The study of nuclear mass models traces back to the early 20th century when Gamow proposed the liquid drop model for nuclear binding energy based on nuclear force saturation [7], upon which the Weizsäcker formula was established as a macroscopic semi-empirical formulation [8, 9]. Möller [10−12] and Haustein [13] incorporated microscopic effects into the liquid drop framework, developing the Finite-Range Droplet Model (FRDM). Classified as macro-micro models, analogous approaches include the extended Bethe-Weizsäcker (BW2) mass formula [14, 15], Weizsäcker-Skyrme (WS) mass formula [16−20], and Duflo-Zuker (DZ) mass formula [21]. Microscopic theoretical models derive nuclear binding energies through approximate solutions of many-body equations from effective nucleon-nucleon interactions, exemplified by the Hartree-Fock-Bogoliubov (HFB) model and relativistic mean-field mass model [22, 23].
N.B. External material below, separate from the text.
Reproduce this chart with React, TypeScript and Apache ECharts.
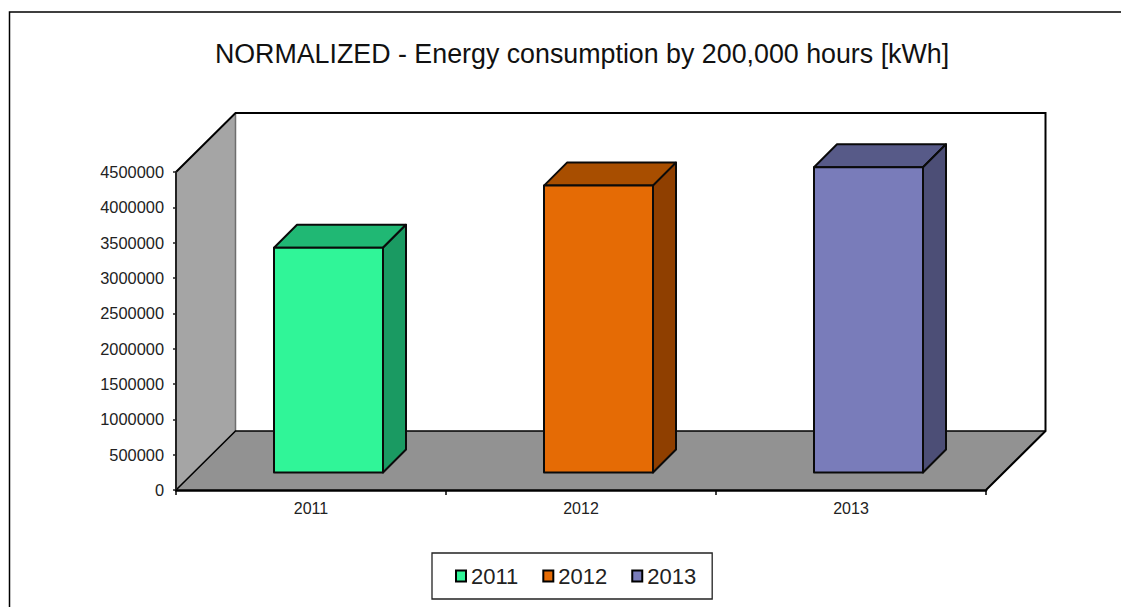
import React, { useEffect, useRef } from "react";
import * as echarts from "echarts";

const categories = ["2011", "2012", "2013"];
const values = [3180000, 4060000, 4320000];
const frontColors = ["#30F598", "#E56B05", "#797CBA"];
const topColors = ["#20B874", "#A84E00", "#575A88"];
const sideColors = ["#1A9A62", "#8F3F00", "#4C4E76"];
const yTicks = { min: 0, max: 4500000, interval: 500000 };
const titleText = "NORMALIZED - Energy consumption by 200,000 hours [kWh]";

const WALL_DX = 59.5;
const WALL_DY = 59;
const BAR_OFFSET = 17.5;
const BAR_DEPTH = 23;
const BAR_RATIO = 109 / 270;
const FONT = '"Liberation Sans", Arial, sans-serif';
const INK = "#000";

function wallItem(params: any, api: any) {
  const r = params.coordSys;
  const x0 = r.x, x1 = r.x + r.width, yb = r.y + r.height, yt = r.y;
  const dx = WALL_DX, dy = WALL_DY;
  return {
    type: "group",
    children: [
      { type: "polygon", shape: { points: [[x0 + dx, yt - dy], [x1 + dx, yt - dy], [x1 + dx, yb - dy], [x0 + dx, yb - dy]] }, style: { fill: "#fff", stroke: "none" } },
      { type: "polygon", shape: { points: [[x0, yt], [x0 + dx, yt - dy], [x0 + dx, yb - dy], [x0, yb]] }, style: { fill: "#A5A5A5", stroke: "none" } },
      { type: "polygon", shape: { points: [[x0, yb], [x0 + dx, yb - dy], [x1 + dx, yb - dy], [x1, yb]] }, style: { fill: "#929292", stroke: "none" } },
      { type: "polyline", shape: { points: [[x0 + dx, yb - dy], [x0 + dx, yt - dy]] }, style: { fill: "none", stroke: "#6e6e6e", lineWidth: 1.5 } },
      { type: "polyline", shape: { points: [[x0, yt], [x0 + dx, yt - dy], [x1 + dx, yt - dy], [x1 + dx, yb - dy], [x1, yb]] }, style: { fill: "none", stroke: INK, lineWidth: 2 } },
      { type: "polyline", shape: { points: [[x0, yb], [x0 + dx, yb - dy], [x1 + dx, yb - dy]] }, style: { fill: "none", stroke: INK, lineWidth: 1.6 } },
    ],
  };
}

function barItem(colorIndex: number) {
  return (_params: any, api: any) => {
    const idx = api.value(0);
    const top = api.coord([idx, api.value(1)]);
    const bottom = api.coord([idx, 0]);
    const w = api.size([1, 0])[0] * BAR_RATIO;
    const l = top[0] - w / 2 + BAR_OFFSET;
    const r = l + w;
    const t = top[1] - BAR_OFFSET;
    const b = bottom[1] - BAR_OFFSET;
    const d = BAR_DEPTH;
    const style = (fill: string) => ({ fill, stroke: "#0a0a0a", lineWidth: 2, lineJoin: "round" });
    return {
      type: "group",
      children: [
        { type: "polygon", shape: { points: [[l, t], [l + d, t - d], [r + d, t - d], [r, t]] }, style: style(topColors[colorIndex]) },
        { type: "polygon", shape: { points: [[r, t], [r + d, t - d], [r + d, b - d], [r, b]] }, style: style(sideColors[colorIndex]) },
        { type: "polygon", shape: { points: [[l, t], [r, t], [r, b], [l, b]] }, style: style(frontColors[colorIndex]) },
      ],
    };
  };
}

export default function App() {
  const ref = useRef<HTMLDivElement>(null);
  useEffect(() => {
    const chart = echarts.init(ref.current!, undefined, { renderer: "svg" });
    chart.setOption({
      animation: false,
      backgroundColor: "#fff",
      title: {
        text: titleText,
        left: 577,
        textAlign: "center",
        top: 35,
        textStyle: { fontFamily: FONT, fontSize: 26.8, fontWeight: "normal", color: "#111" },
      },
      grid: { left: 176, right: 135, top: 172, bottom: 117 },
      xAxis: {
        type: "category",
        data: categories,
        z: 10,
        axisLine: { lineStyle: { color: INK, width: 2.5 } },
        axisTick: { show: true, length: 5, alignWithLabel: false, lineStyle: { color: INK, width: 1.5 } },
        axisLabel: { fontFamily: FONT, fontSize: 16, color: "#222", margin: 10 },
        splitLine: { show: false },
      },
      yAxis: {
        type: "value",
        min: yTicks.min,
        max: yTicks.max,
        interval: yTicks.interval,
        z: 10,
        axisLine: { show: true, lineStyle: { color: "#222", width: 2 } },
        axisTick: { show: true, length: 3, lineStyle: { color: "#222", width: 1.5 } },
        axisLabel: { fontFamily: FONT, fontSize: 16.4, color: "#222", margin: 12, padding: [0, 0, 2, 0], formatter: (v: number) => String(v) },
        splitLine: { show: false },
      },
      legend: {
        left: 432,
        top: 553,
        orient: "horizontal",
        data: categories,
        icon: "rect",
        itemWidth: 10,
        itemHeight: 11,
        itemGap: 24,
        padding: [12, 16, 12, 23],
        borderColor: "#222",
        borderWidth: 1.3,
        backgroundColor: "#fff",
        itemStyle: { borderColor: "#000", borderWidth: 2 },
        textStyle: { fontFamily: FONT, fontSize: 22, color: "#222" },
        selectedMode: false,
      },
      graphic: [
        {
          type: "polyline",
          shape: { points: [[9.5, 607], [9.5, 12], [1121, 12]] },
          style: { fill: "none", stroke: "#000", lineWidth: 1.5 },
          silent: true,
        },
      ],
      series: [
        { type: "custom", name: "walls", coordinateSystem: "cartesian2d", renderItem: wallItem, data: [[0, 0]], z: 1, clip: false, silent: true },
        ...categories.map((c, i) => ({
          type: "custom",
          name: c,
          coordinateSystem: "cartesian2d",
          renderItem: barItem(i),
          data: [[i, values[i]]],
          encode: { x: 0, y: 1 },
          itemStyle: { color: frontColors[i] },
          z: 3,
          clip: false,
          silent: true,
        })),
      ],
    });
    return () => chart.dispose();
  }, []);
  return <div ref={ref} style={{ position: "fixed", left: 0, top: 0, width: 1121, height: 607 }} />;
}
For conceptual clarity, scholars categorize these theoretical frameworks into three classes: global mass models encompassing comprehensive theories, local models deriving target nuclear masses from adjacent known nuclei, and regional models describing nuclear quantity relationships within specific domains [24]. Typical regional models comprise the Isobaric Multiplet Mass Equation (IMME) [25, 26] and mirror nucleus mass formulae [27, 28]. Prominent local models include the Garvey-Kelson (GK) relations [29, 30] and proton-neutron interaction mass relations(
$ \delta V_{in-jp} $ )[31, 32].Conventional mass models relying on empirical parameters exhibit notable discrepancies in mass predictions for nuclei far from the β stability line, necessitating enhanced extrapolation capabilities in nuclear mass modeling. Recent advances in machine learning have enabled data-driven approaches for nuclear mass predictions, opening new avenues through neural network-optimized models [33−35], fission yield distributions [36], and decay energy studies [37]. Additionally,the physics-informed neural network (PINN) method has recently attracted significant attention in nuclear mass research [38]. Furthermore, radial basis functions (RBF) [19, 20] and uncertainty quantification methodologies [39, 40] have significantly improved the precision of theoretical models in characterizing and predicting nuclear ground-state properties.
Uncertainty analysis in scientific modeling has gained paramount importance, particularly in physics and engineering disciplines. Conventional phenomenological approaches like least squares methods predominantly focus on experimental data fitting while neglecting intrinsic model errors and parameter correlations, thereby failing to fully capture model veracity. Systematic analysis of nuclear mass model parameter uncertainties and their correlations can substantially enhance theoretical prediction accuracy, error estimation reliability, and extrapolation robustness.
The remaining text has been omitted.